Arzu Turgut: What do you think about the project of East Asian Economic Community which is planned to be formed within ASEAN to bolster economic cooperation among the members? How do you see the possibility of a future Chinese membership to ASEAN or East Asian Economic Community?
Yang Guang: Let's say, the lowest form of integration is the creation of free-trade zone. That is what we achieved last year with ASEAN countries. Then, a higher level of integration is the customs union like what Turkey has achieved with EU. Economic community represents rather the very high level of integration. So with ASEAN countries, now we are still at the lowest level of integration, but we all benefit from it. I think if it goes well, both sides would be interested in upgrading the form of integration. But it is not what is going to happen now, it may take time.
Arzu Turgut: What is the Chinese policy/stance towards the changes in power in the Middle East, namely the so-called "Arab Spring"?

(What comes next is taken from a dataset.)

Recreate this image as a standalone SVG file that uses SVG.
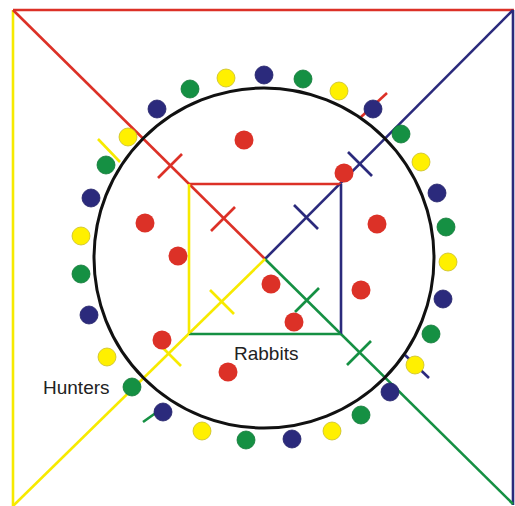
<svg xmlns="http://www.w3.org/2000/svg" width="515" height="506" viewBox="0 0 515 506">
<style>
.r{stroke:#dc3127}.b{stroke:#2b2a7c}.y{stroke:#f7ea00}.g{stroke:#159043}
line{stroke-width:2.6;fill:none}
.rd{fill:#dc3127}
.nv{fill:#2b2a7c;stroke:#24236a;stroke-width:0.8}
.gr{fill:#159043;stroke:#117a38;stroke-width:0.8}
.ye{fill:#fff000;stroke:#c9be2a;stroke-width:0.8}
text{font-family:"Liberation Sans",Arial,sans-serif;font-size:19px;fill:#222}
</style>
<rect width="515" height="506" fill="#fff"/>
<g id="connectors">
<!-- outer square edges -->
<line class="r" x1="13" y1="10" x2="514" y2="10"/>
<line class="b" x1="513" y1="10" x2="513" y2="505"/>
<line class="y" x1="13" y1="10" x2="13" y2="506"/>
<!-- diagonals -->
<line class="r" x1="13" y1="10" x2="265" y2="259"/>
<line class="b" x1="513" y1="10" x2="265" y2="259"/>
<line class="g" x1="265" y1="259" x2="513" y2="504"/>
<line class="y" x1="265" y1="259" x2="13" y2="506"/>
<!-- inner square -->
<line class="r" x1="189" y1="184" x2="341" y2="184"/>
<line class="b" x1="341" y1="184" x2="341" y2="334"/>
<line class="g" x1="189" y1="334" x2="341" y2="334"/>
<line class="y" x1="189" y1="184" x2="189" y2="334"/>
<!-- cross ticks -->
<line class="r" x1="158" y1="178" x2="182" y2="154"/>
<line class="r" x1="211" y1="231" x2="235" y2="207"/>
<line class="b" x1="348" y1="152" x2="372" y2="176"/>
<line class="b" x1="294" y1="205" x2="318" y2="229"/>
<line class="g" x1="295" y1="312" x2="319" y2="288"/>
<line class="g" x1="347" y1="365" x2="371" y2="341"/>
<line class="y" x1="210" y1="290" x2="234" y2="314"/>
<line class="y" x1="157" y1="342" x2="181" y2="366"/>
<!-- outside ticks -->
<line class="r" x1="361" y1="117" x2="387" y2="93"/>
<line class="y" x1="98" y1="139" x2="120" y2="162"/>
<line class="g" x1="143" y1="422" x2="167" y2="405"/>
<line class="b" x1="405" y1="355" x2="429" y2="378"/>
</g>
<g id="circle">
<circle cx="264" cy="258" r="170" fill="none" stroke="#111" stroke-width="3"/>
</g>
<g id="rabbits">
<circle class="rd" cx="244" cy="140" r="9.5"/>
<circle class="rd" cx="145" cy="223" r="9.5"/>
<circle class="rd" cx="178" cy="256" r="9.5"/>
<circle class="rd" cx="344" cy="173" r="9.5"/>
<circle class="rd" cx="377" cy="224" r="9.5"/>
<circle class="rd" cx="271" cy="284" r="9.5"/>
<circle class="rd" cx="361" cy="290" r="9.5"/>
<circle class="rd" cx="294" cy="322" r="9.5"/>
<circle class="rd" cx="162" cy="340" r="9.5"/>
<circle class="rd" cx="228" cy="372" r="9.5"/>
</g>
<g id="hunters">
<circle class="nv" cx="264" cy="75" r="9"/>
<circle class="gr" cx="303" cy="79" r="9"/>
<circle class="ye" cx="339" cy="91" r="9"/>
<circle class="nv" cx="373" cy="109" r="9"/>
<circle class="gr" cx="401" cy="134" r="9"/>
<circle class="ye" cx="421" cy="162" r="9"/>
<circle class="nv" cx="437" cy="193" r="9"/>
<circle class="gr" cx="446" cy="227" r="9"/>
<circle class="ye" cx="448" cy="262" r="9"/>
<circle class="nv" cx="443" cy="299" r="9"/>
<circle class="gr" cx="431" cy="334" r="9"/>
<circle class="ye" cx="415" cy="365" r="9"/>
<circle class="nv" cx="390" cy="392" r="9"/>
<circle class="gr" cx="361" cy="415" r="9"/>
<circle class="ye" cx="332" cy="431" r="9"/>
<circle class="nv" cx="292" cy="439" r="9"/>
<circle class="gr" cx="246" cy="440" r="9"/>
<circle class="ye" cx="202" cy="431" r="9"/>
<circle class="nv" cx="163" cy="412" r="9"/>
<circle class="gr" cx="132" cy="387" r="9"/>
<circle class="ye" cx="107" cy="357" r="9"/>
<circle class="nv" cx="89" cy="315" r="9"/>
<circle class="gr" cx="81" cy="274" r="9"/>
<circle class="ye" cx="81" cy="236" r="9"/>
<circle class="nv" cx="91" cy="198" r="9"/>
<circle class="gr" cx="106" cy="165" r="9"/>
<circle class="ye" cx="128" cy="137" r="9"/>
<circle class="nv" cx="157" cy="109" r="9"/>
<circle class="gr" cx="190" cy="89" r="9"/>
<circle class="ye" cx="226" cy="78" r="9"/>
</g>
<g id="labels">
<text x="43" y="394">Hunters</text>
<text x="234" y="360">Rabbits</text>
</g>
</svg>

Yang Guang: I personally believe that, the incidents in Arab countries were totally unexpected. Nobody had predicted this turmoil. The causes of this turmoil were rather complicated and vary according to countries. Generally speaking, it is because of two kinds of reasons. One is what we call as the index of suffering which is composed with two key factors. First is unemployment rate and second is inflation rate. In countries like Egypt and Tunisia, this index is relatively high. For other countries, the causes might be different as it is more related to religious problems and tribal problems. The problem might have accumulated for a long time and now it is an eruption. The turmoil is a sad story for Arab countries because now, no one can predict the near future of these countries. There are a lot of uncertainties, and the economies of these countries are suffering a lot. This time the economic slowdown does not directly result from the impact of financial crisis but from the internal turmoil. It will take a long time to for these countries to recover. Besides, this turmoil has further divide the Arab world.
Arab countries are friendly countries with China in the history and in the contemporary period. Therefore, we would like to see the end of turmoil as soon as possible. Besides, in the case of Libya, I am quite surprised to see the sudden change of the joint forces from protecting civilians to regime change. It seems that they would not stop until Kaddafi gives up the power. However, this is not what the Resolution 1973 stipulates. I think all parties concerned need to return to the principals of the UN Security Council Resolution and seek resolutions through dialogue.